## Begin
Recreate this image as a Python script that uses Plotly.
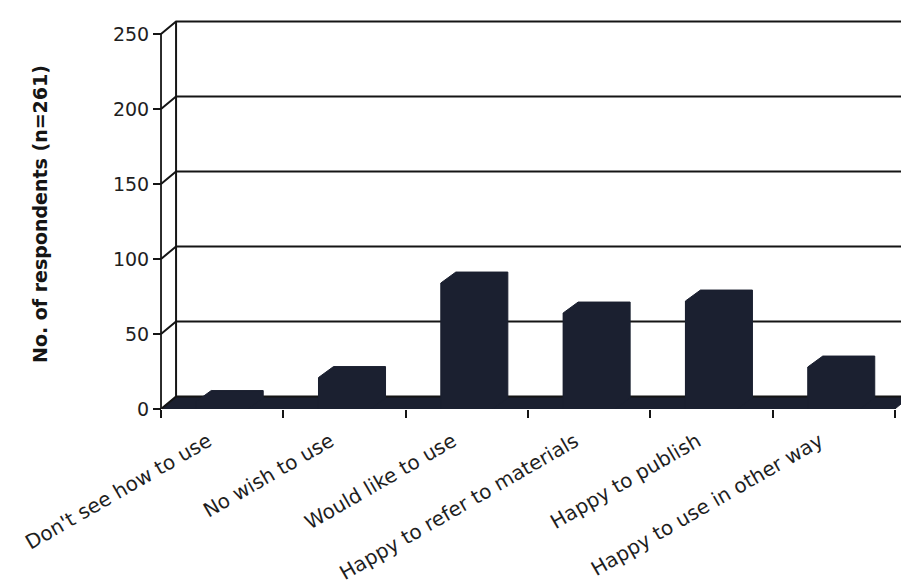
import plotly.graph_objects as go

categories = ["Don't see how to use", "No wish to use", "Would like to use",
              "Happy to refer to materials", "Happy to publish", "Happy to use in other way"]
values = [5, 21, 84, 64, 72, 28]
y_ticks = [0, 50, 100, 150, 200, 250]
y_title = "No. of respondents (n=261)"

# 3-D look (offsets in data units)
FLOOR_DX, FLOOR_DY = 0.123, 8.3
BAR_DX, BAR_DY = 0.123, 7.3
BAR_W = 0.425
XMIN, XMAX = -0.541, 5.55
YMAX = 260

BAR_COL = "#1b2030"
LINE_COL = "#151515"
TXT_COL = "#1e1e1e"
FONT = "DejaVu Sans"

xs = list(range(len(categories)))
fig = go.Figure()

# floor
fig.add_trace(go.Scatter(
    x=[-0.5, len(categories) - 0.5, len(categories) - 0.5 + FLOOR_DX, -0.5 + FLOOR_DX, -0.5],
    y=[0, 0, FLOOR_DY, FLOOR_DY, 0],
    fill="toself", fillcolor=BAR_COL, mode="lines",
    line=dict(color=BAR_COL, width=1), hoverinfo="skip", showlegend=False))

# back wall gridlines + diagonal connectors
gx, gy = [], []
for v in y_ticks:
    gx += [-0.5, -0.5 + FLOOR_DX, XMAX + 1, None]
    gy += [v, v + FLOOR_DY, v + FLOOR_DY, None]
gx += [-0.5 + FLOOR_DX, -0.5 + FLOOR_DX]
gy += [FLOOR_DY, y_ticks[-1] + FLOOR_DY]
fig.add_trace(go.Scatter(x=gx, y=gy, mode="lines", line=dict(color=LINE_COL, width=2),
                         hoverinfo="skip", showlegend=False))

# front left axis line
fig.add_trace(go.Scatter(x=[-0.5, -0.5], y=[0, y_ticks[-1]], mode="lines",
                         line=dict(color=LINE_COL, width=1.8), hoverinfo="skip", showlegend=False))

# bar silhouettes (front, top and right side faces)
ex, ey = [], []
for x, v in zip(xs, values):
    x0, x1 = x - BAR_W / 2, x + BAR_W / 2
    ex += [x0, x0, x0 + BAR_DX, x1 + BAR_DX, x1 + BAR_DX, x1, x0, None]
    ey += [0, v, v + BAR_DY, v + BAR_DY, BAR_DY, 0, 0, None]
fig.add_trace(go.Scatter(x=ex, y=ey, fill="toself", fillcolor=BAR_COL, mode="lines",
                         line=dict(color=BAR_COL, width=1), hoverinfo="skip", showlegend=False))

# bar front faces
fig.add_trace(go.Bar(x=xs, y=values, width=BAR_W, marker=dict(color=BAR_COL, line=dict(width=0)),
                     showlegend=False, hoverinfo="y"))

fig.add_annotation(text=y_title, textangle=-90, xref="paper", yref="paper",
                   x=(40 - 156) / 745, y=0.5, xanchor="center", yanchor="middle",
                   showarrow=False,
                   font=dict(family=FONT, size=19, color="#151515", weight="bold"))

fig.update_layout(
    width=901, height=585,
    margin=dict(l=156, r=0, t=19, b=176),
    paper_bgcolor="white", plot_bgcolor="white",
    bargap=0,
    xaxis=dict(range=[XMIN, XMAX], tickmode="array", tickvals=xs, ticktext=categories,
               tickangle=-30, ticks="", showgrid=False, zeroline=False, showline=False,
               tickfont=dict(family=FONT, size=20, color=TXT_COL),
               ticklabelstandoff=16, ticklabelshift=-14,
               minor=dict(tickmode="array", tickvals=[i - 0.5 for i in range(len(categories) + 1)],
                          ticks="outside", ticklen=8, tickwidth=1.5, tickcolor=LINE_COL,
                          showgrid=False)),
    yaxis=dict(range=[0, YMAX], tickmode="array", tickvals=y_ticks, ticks="outside",
               ticklen=8, tickwidth=1.5, tickcolor=LINE_COL, showgrid=False, zeroline=False,
               showline=False, anchor="free", position=5 / 745,
               tickfont=dict(family=FONT, size=19, color=TXT_COL)),
)

fig.write_html("out.html", config={"displayModeBar": False},
               post_script="document.body.style.margin='0';")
## End
● **What this task involves**
Give an exact copy of the material, leaving out every picture.

● **Written response**
Recreate this image as a Python script that uses Plotly.
import plotly.graph_objects as go

categories = ["Don't see how to use", "No wish to use", "Would like to use",
              "Happy to refer to materials", "Happy to publish", "Happy to use in other way"]
values = [5, 21, 84, 64, 72, 28]
y_ticks = [0, 50, 100, 150, 200, 250]
y_title = "No. of respondents (n=261)"

# 3-D look (offsets in data units)
FLOOR_DX, FLOOR_DY = 0.123, 8.3
BAR_DX, BAR_DY = 0.123, 7.3
BAR_W = 0.425
XMIN, XMAX = -0.541, 5.55
YMAX = 260

BAR_COL = "#1b2030"
LINE_COL = "#151515"
TXT_COL = "#1e1e1e"
FONT = "DejaVu Sans"

xs = list(range(len(categories)))
fig = go.Figure()

# floor
fig.add_trace(go.Scatter(
    x=[-0.5, len(categories) - 0.5, len(categories) - 0.5 + FLOOR_DX, -0.5 + FLOOR_DX, -0.5],
    y=[0, 0, FLOOR_DY, FLOOR_DY, 0],
    fill="toself", fillcolor=BAR_COL, mode="lines",
    line=dict(color=BAR_COL, width=1), hoverinfo="skip", showlegend=False))

# back wall gridlines + diagonal connectors
gx, gy = [], []
for v in y_ticks:
    gx += [-0.5, -0.5 + FLOOR_DX, XMAX + 1, None]
    gy += [v, v + FLOOR_DY, v + FLOOR_DY, None]
gx += [-0.5 + FLOOR_DX, -0.5 + FLOOR_DX]
gy += [FLOOR_DY, y_ticks[-1] + FLOOR_DY]
fig.add_trace(go.Scatter(x=gx, y=gy, mode="lines", line=dict(color=LINE_COL, width=2),
                         hoverinfo="skip", showlegend=False))

# front left axis line
fig.add_trace(go.Scatter(x=[-0.5, -0.5], y=[0, y_ticks[-1]], mode="lines",
                         line=dict(color=LINE_COL, width=1.8), hoverinfo="skip", showlegend=False))

# bar silhouettes (front, top and right side faces)
ex, ey = [], []
for x, v in zip(xs, values):
    x0, x1 = x - BAR_W / 2, x + BAR_W / 2
    ex += [x0, x0, x0 + BAR_DX, x1 + BAR_DX, x1 + BAR_DX, x1, x0, None]
    ey += [0, v, v + BAR_DY, v + BAR_DY, BAR_DY, 0, 0, None]
fig.add_trace(go.Scatter(x=ex, y=ey, fill="toself", fillcolor=BAR_COL, mode="lines",
                         line=dict(color=BAR_COL, width=1), hoverinfo="skip", showlegend=False))

# bar front faces
fig.add_trace(go.Bar(x=xs, y=values, width=BAR_W, marker=dict(color=BAR_COL, line=dict(width=0)),
                     showlegend=False, hoverinfo="y"))

fig.add_annotation(text=y_title, textangle=-90, xref="paper", yref="paper",
                   x=(40 - 156) / 745, y=0.5, xanchor="center", yanchor="middle",
                   showarrow=False,
                   font=dict(family=FONT, size=19, color="#151515", weight="bold"))

fig.update_layout(
    width=901, height=585,
    margin=dict(l=156, r=0, t=19, b=176),
    paper_bgcolor="white", plot_bgcolor="white",
    bargap=0,
    xaxis=dict(range=[XMIN, XMAX], tickmode="array", tickvals=xs, ticktext=categories,
               tickangle=-30, ticks="", showgrid=False, zeroline=False, showline=False,
               tickfont=dict(family=FONT, size=20, color=TXT_COL),
               ticklabelstandoff=16, ticklabelshift=-14,
               minor=dict(tickmode="array", tickvals=[i - 0.5 for i in range(len(categories) + 1)],
                          ticks="outside", ticklen=8, tickwidth=1.5, tickcolor=LINE_COL,
                          showgrid=False)),
    yaxis=dict(range=[0, YMAX], tickmode="array", tickvals=y_ticks, ticks="outside",
               ticklen=8, tickwidth=1.5, tickcolor=LINE_COL, showgrid=False, zeroline=False,
               showline=False, anchor="free", position=5 / 745,
               tickfont=dict(family=FONT, size=19, color=TXT_COL)),
)

fig.write_html("out.html", config={"displayModeBar": False},
               post_script="document.body.style.margin='0';")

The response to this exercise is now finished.